Doctor of Laws: Presented to William V. Campbell

May 20, 2015
William V. Campbell

If a great, diverse research university could have a single beating heart, Columbia’s would most assuredly be you. From the time you arrived on Morningside Heights from Western Pennsylvania nearly six decades ago, through your venerated term as chairman of our Board of Trustees, your dynamism, humor, and can-do spirit have energized everyone and everything around you. A graduate of the College and then Teachers College who, as an undersized offensive guard, captained Columbia’s storied 1961 Ivy League Champion football team, you returned to campus as head football coach more than a decade later during a period of institutional and financial challenge for the University. A proud Army veteran and a winner to your core, you were dissatisfied with your own performance and, despite the enduring admiration of the players whose lives you shaped, you chose to leave the sidelines to pursue a different path.

After starting a new career as a vice president at J. Walter Thompson in New York and general manager of consumer products for Kodak Europe, you joined Apple in 1983. In addition to serving as executive vice president of Apple, Inc., and as a member of its board of directors for 17 years, you were also president and chief executive of GO Corporation, and founder, president, and chief executive of Claris Corporation. You went on to be president and chief executive of Intuit from 1994 to 2000 and have been chairman of the board of directors since 1998.

Not captured by any organizational title or resume entry, you have been an admired leader and a trusted mentor to a generation of Silicon Valley entrepreneurs and executives who have transformed our economy and society.

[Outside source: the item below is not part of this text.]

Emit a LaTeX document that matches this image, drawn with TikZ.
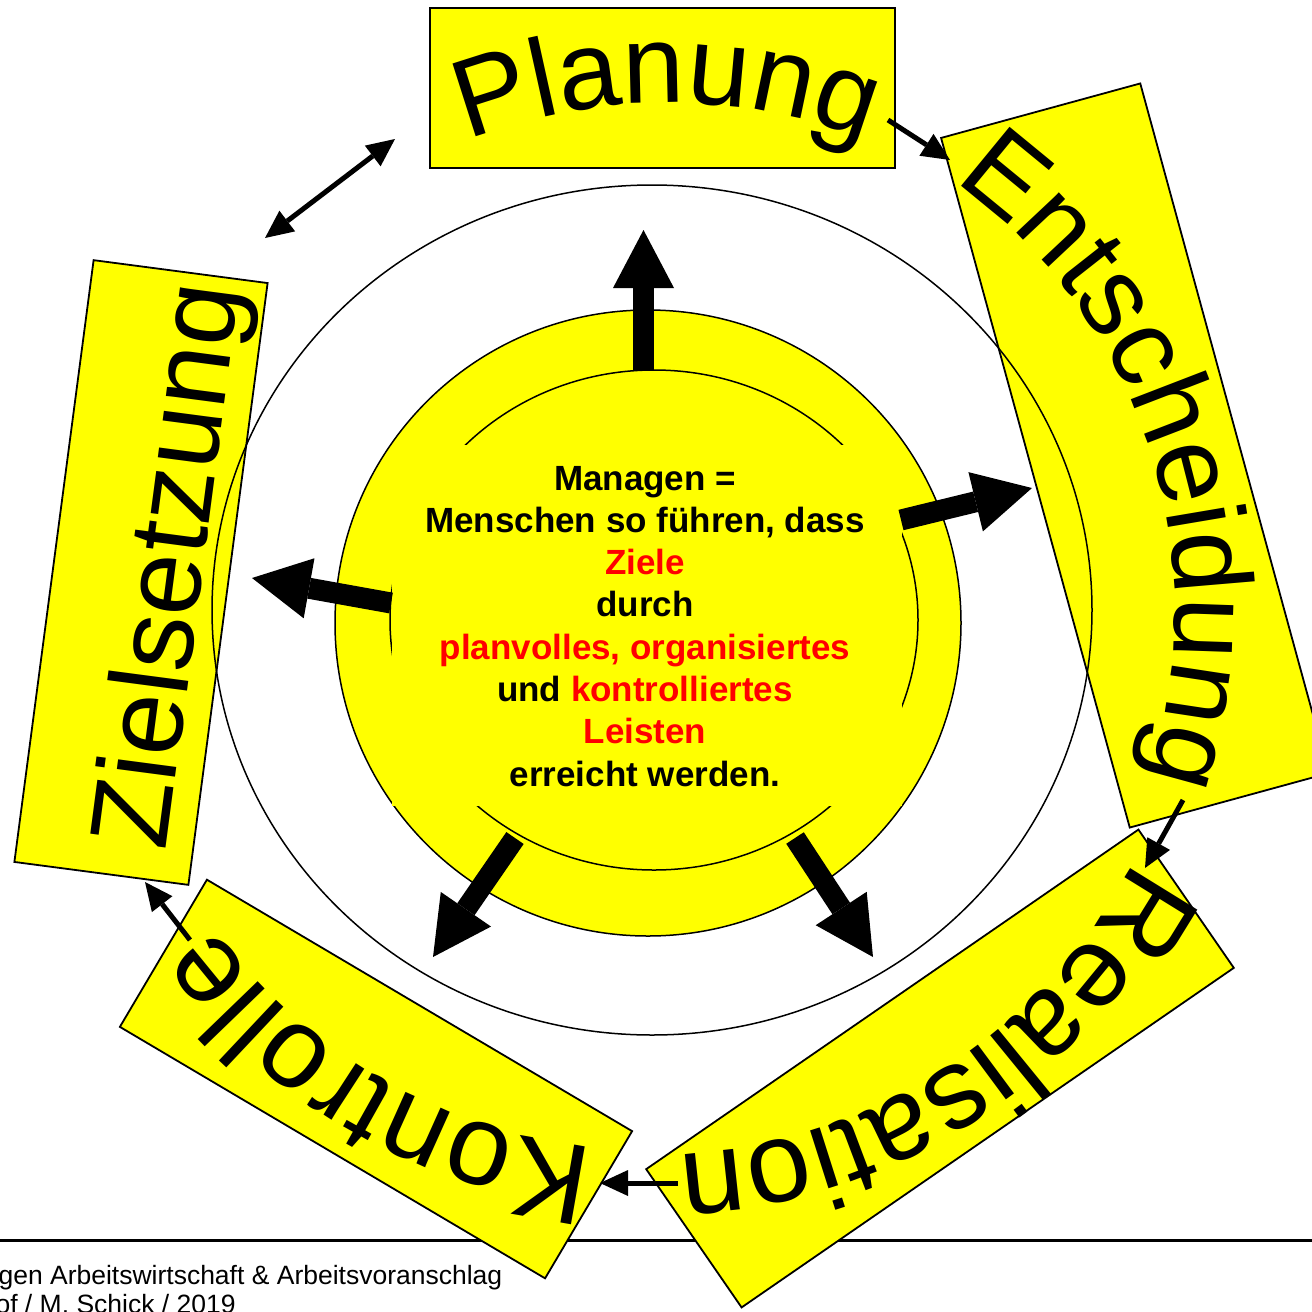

As chairman of Columbia’s Board of Trustees for nine years, you helped support the University through a watershed period in its long history. Your service to and support for Columbia have been invaluable. A founder of the Columbia Alumni Association and a member of the advisory group of the Columbia Entrepreneurship Initiative, you have won virtually every prize Columbia can bestow on its alumni, including the Alexander Hamilton Medal, the John Jay Award, and the Alumni Athletics Award. In 2010, you and fellow members of the 1961 Ivy League Champion football team were inducted into the Columbia University Athletics Hall of Fame. You have been a director of the National Football Foundation and College Hall of Fame, which each year in your honor awards the William V. Campbell Trophy recognizing a student-athlete as “the absolute best in the country for his academic success, football performance and exemplary community leadership.” How apt, then, that an acclaimed and innovative work of architecture for Columbia Athletics will forever bear your name.

For both your lion’s roar that can wake the echoes of the Hudson Valley and your softer voice that has had such an extraordinary impact on our University, our economy, and the many people for whom you will forever be “Coach,” Columbia is proud to confer on you the degree of Doctor of Laws, honoris causa.